Monday, July 16, 2007

Bush's Surgeon General Censored: Maybe It's Just as Well

You may or may not have heard about the little tempest in a teapot from ex-surgeon general Richard Carmona. ("Ex-surgeon general faults White House").

Dr. Carmono claims he was censored by the White House, prevented from talking about science for political reasons.

At one point, he told a congressional committee he had run "afoul of politics on teen pregnancy prevention. Although the administration emphasizes abstinence from sexual relations, Carmona said he believed a variety of approaches was needed, including contraception for teens who are sexually active."

According to Carmona, the administration "'did not want to hear the science … but wanted to preach abstinence, which I felt was scientifically incorrect,'" Carmona testified."

I never did do that well in science, myself.

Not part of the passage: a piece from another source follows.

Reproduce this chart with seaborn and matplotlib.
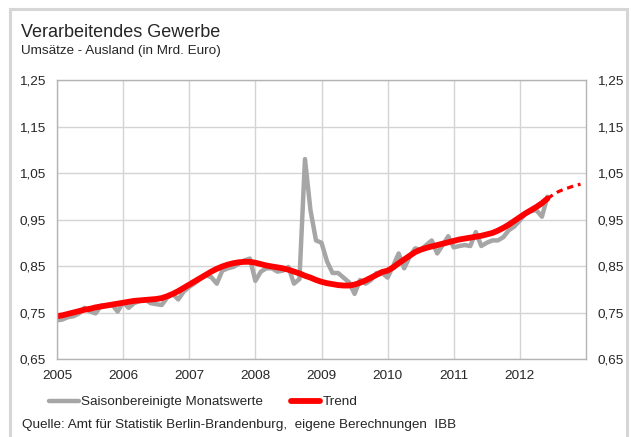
#
# Verarbeitendes Gewerbe - Umsaetze Ausland (in Mrd. Euro)
#
import numpy as np
import pandas as pd
import matplotlib
matplotlib.use("Agg")
import matplotlib.pyplot as plt
from matplotlib.patches import Rectangle
from matplotlib.ticker import FuncFormatter
import seaborn as sns

# ------------------------------------------------------------- #
# Data (monthly, Jan 2005 - Jun 2012)
#
start_year = 2005
monatswerte = [
    0.733, 0.735, 0.740, 0.742, 0.748, 0.760, 0.752, 0.748, 0.765, 0.765, 0.767, 0.752,  # 2005
    0.772, 0.760, 0.770, 0.775, 0.778, 0.770, 0.768, 0.766, 0.782, 0.790, 0.778, 0.795,  # 2006
    0.805, 0.813, 0.822, 0.830, 0.826, 0.812, 0.840, 0.845, 0.848, 0.855, 0.862, 0.866,  # 2007
    0.818, 0.838, 0.845, 0.845, 0.838, 0.840, 0.848, 0.812, 0.822, 1.080, 0.970, 0.905,  # 2008
    0.900, 0.860, 0.835, 0.835, 0.825, 0.815, 0.790, 0.820, 0.812, 0.820, 0.835, 0.835,  # 2009
    0.825, 0.850, 0.877, 0.845, 0.870, 0.888, 0.885, 0.895, 0.905, 0.877, 0.895, 0.914,  # 2010
    0.890, 0.893, 0.895, 0.893, 0.923, 0.893, 0.900, 0.905, 0.905, 0.912, 0.927, 0.935,  # 2011
    0.948, 0.963, 0.968, 0.970, 0.956, 0.999,                                            # 2012
]
trend = [
    0.742, 0.744, 0.747, 0.750, 0.753, 0.756, 0.758, 0.761, 0.763, 0.765, 0.767, 0.769,  # 2005
    0.771, 0.773, 0.775, 0.776, 0.777, 0.778, 0.779, 0.781, 0.785, 0.790, 0.796, 0.803,  # 2006
    0.810, 0.817, 0.824, 0.831, 0.838, 0.844, 0.849, 0.853, 0.856, 0.858, 0.859, 0.859,  # 2007
    0.857, 0.854, 0.851, 0.849, 0.847, 0.845, 0.842, 0.838, 0.834, 0.829, 0.825, 0.820,  # 2008
    0.816, 0.813, 0.811, 0.809, 0.808, 0.808, 0.810, 0.814, 0.819, 0.825, 0.831, 0.837,  # 2009
    0.840, 0.847, 0.856, 0.864, 0.872, 0.880, 0.885, 0.889, 0.892, 0.895, 0.898, 0.901,  # 2010
    0.904, 0.907, 0.909, 0.911, 0.913, 0.915, 0.918, 0.921, 0.926, 0.932, 0.939, 0.947,  # 2011
    0.955, 0.963, 0.970, 0.977, 0.985, 0.995,                                            # 2012
]
# trend projection Jun - Dec 2012 (dashed)
prognose = [0.995, 1.003, 1.010, 1.015, 1.019, 1.023, 1.026]
prognose_start = 89  # month index of Jun 2012

year_ticks = [2005, 2006, 2007, 2008, 2009, 2010, 2011, 2012]
y_ticks = [0.65, 0.75, 0.85, 0.95, 1.05, 1.15, 1.25]

titel = "Verarbeitendes Gewerbe"
untertitel = "Umsätze - Ausland (in Mrd. Euro)"
quelle = "Quelle: Amt für Statistik Berlin-Brandenburg,  eigene Berechnungen  IBB"
lbl_monat = "Saisonbereinigte Monatswerte"
lbl_trend = "Trend"

# ------------------------------------------------------------- #
# Build frames
#
n = len(monatswerte)
df = pd.DataFrame({
    "x": start_year + np.arange(n) / 12.0,
    "monat": monatswerte,
    "trend": trend,
})
df_p = pd.DataFrame({
    "x": start_year + (prognose_start + np.arange(len(prognose))) / 12.0,
    "wert": prognose,
})

# ------------------------------------------------------------- #
# Plot
#
sns.set_style("white")
plt.rcParams["font.family"] = ["Liberation Sans", "DejaVu Sans"]

W, H = 631, 437
fs = 9.7
fig = plt.figure(figsize=(W / 100, H / 100), dpi=100)
ax = fig.add_axes([57 / W, 1 - 359 / H, (586 - 57) / W, (359 - 80) / H])

grau = "#a6a6a6"
rot = "#ff0000"

sns.lineplot(data=df, x="x", y="monat", ax=ax, color=grau, linewidth=3.2,
             label=lbl_monat, solid_capstyle="round", solid_joinstyle="round")
sns.lineplot(data=df, x="x", y="trend", ax=ax, color=rot, linewidth=4.2,
             label=lbl_trend, solid_capstyle="round")
sns.lineplot(data=df_p, x="x", y="wert", ax=ax, color=rot, linewidth=2.3,
             dashes=False, linestyle=(0, (2.0, 1.5)))

ax.set_xlim(2005, 2013)
ax.set_ylim(0.65, 1.25)
ax.set_xticks(year_ticks)
ax.set_yticks(y_ticks)
ax.yaxis.set_major_formatter(FuncFormatter(lambda v, p: f"{v:.2f}".replace(".", ",")))
ax.set_xlabel("")
ax.set_ylabel("")
ax.grid(True, color="#d4d4d4", linewidth=1.0)
ax.set_axisbelow(True)
for s in ax.spines.values():
    s.set_color("#b4b4b4")
    s.set_linewidth(1.0)
ax.tick_params(axis="y", length=0, labelsize=fs, pad=8, labelright=True)
ax.tick_params(axis="x", length=0, labelsize=fs, pad=8)

# Legend (without dashed projection)
h, l = ax.get_legend_handles_labels()
ax.legend(h[:2], l[:2], loc="center left", bbox_to_anchor=(49 / W, 1 - 402 / H),
          bbox_transform=fig.transFigure, ncol=2, frameon=False, fontsize=fs,
          handlelength=2.2, handletextpad=0.15, columnspacing=2.1, borderpad=0,
          borderaxespad=0)

# Titles and source
fig.text(21 / W, 1 - 37 / H, titel, fontsize=13, va="baseline", ha="left")
fig.text(21 / W, 1 - 54 / H, untertitel, fontsize=fs, va="baseline", ha="left")
fig.text(22 / W, 1 - 428 / H, quelle, fontsize=fs, va="baseline", ha="left")

# Outer frame
fig.patches.append(Rectangle((10 / W, -0.05), (627 - 10) / W, 1.05 - 9 / H,
                             transform=fig.transFigure, fill=False,
                             edgecolor="#d6d6d6", linewidth=2.2))

fig.savefig("out.png", dpi=100)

But I'd love to see the experiment that illustrates how sexual abstinence, if the object is teen pregnancy prevention, can be a "scientifically incorrect" method.

1 comment:

Anonymous said...

I've done a quick look on the internet, but couldn't find the actual full quote from Dr. Carmona (I am interested in reading what those ellipses between "science" and "but" are hiding). My suspicion is that he was referring not to "abstinence" itself but to abstinence-only sex education programs, which studies have found to be unsuccessful in preventing teen pregnancy:

Sure, abstinence works when teens actually abstain. Abstinence-only education, one could argue, does not reflect the reality of teenagers' experiences with sex and does not equip them to make informed choices about birth control, non-intercourse sexual options, etc.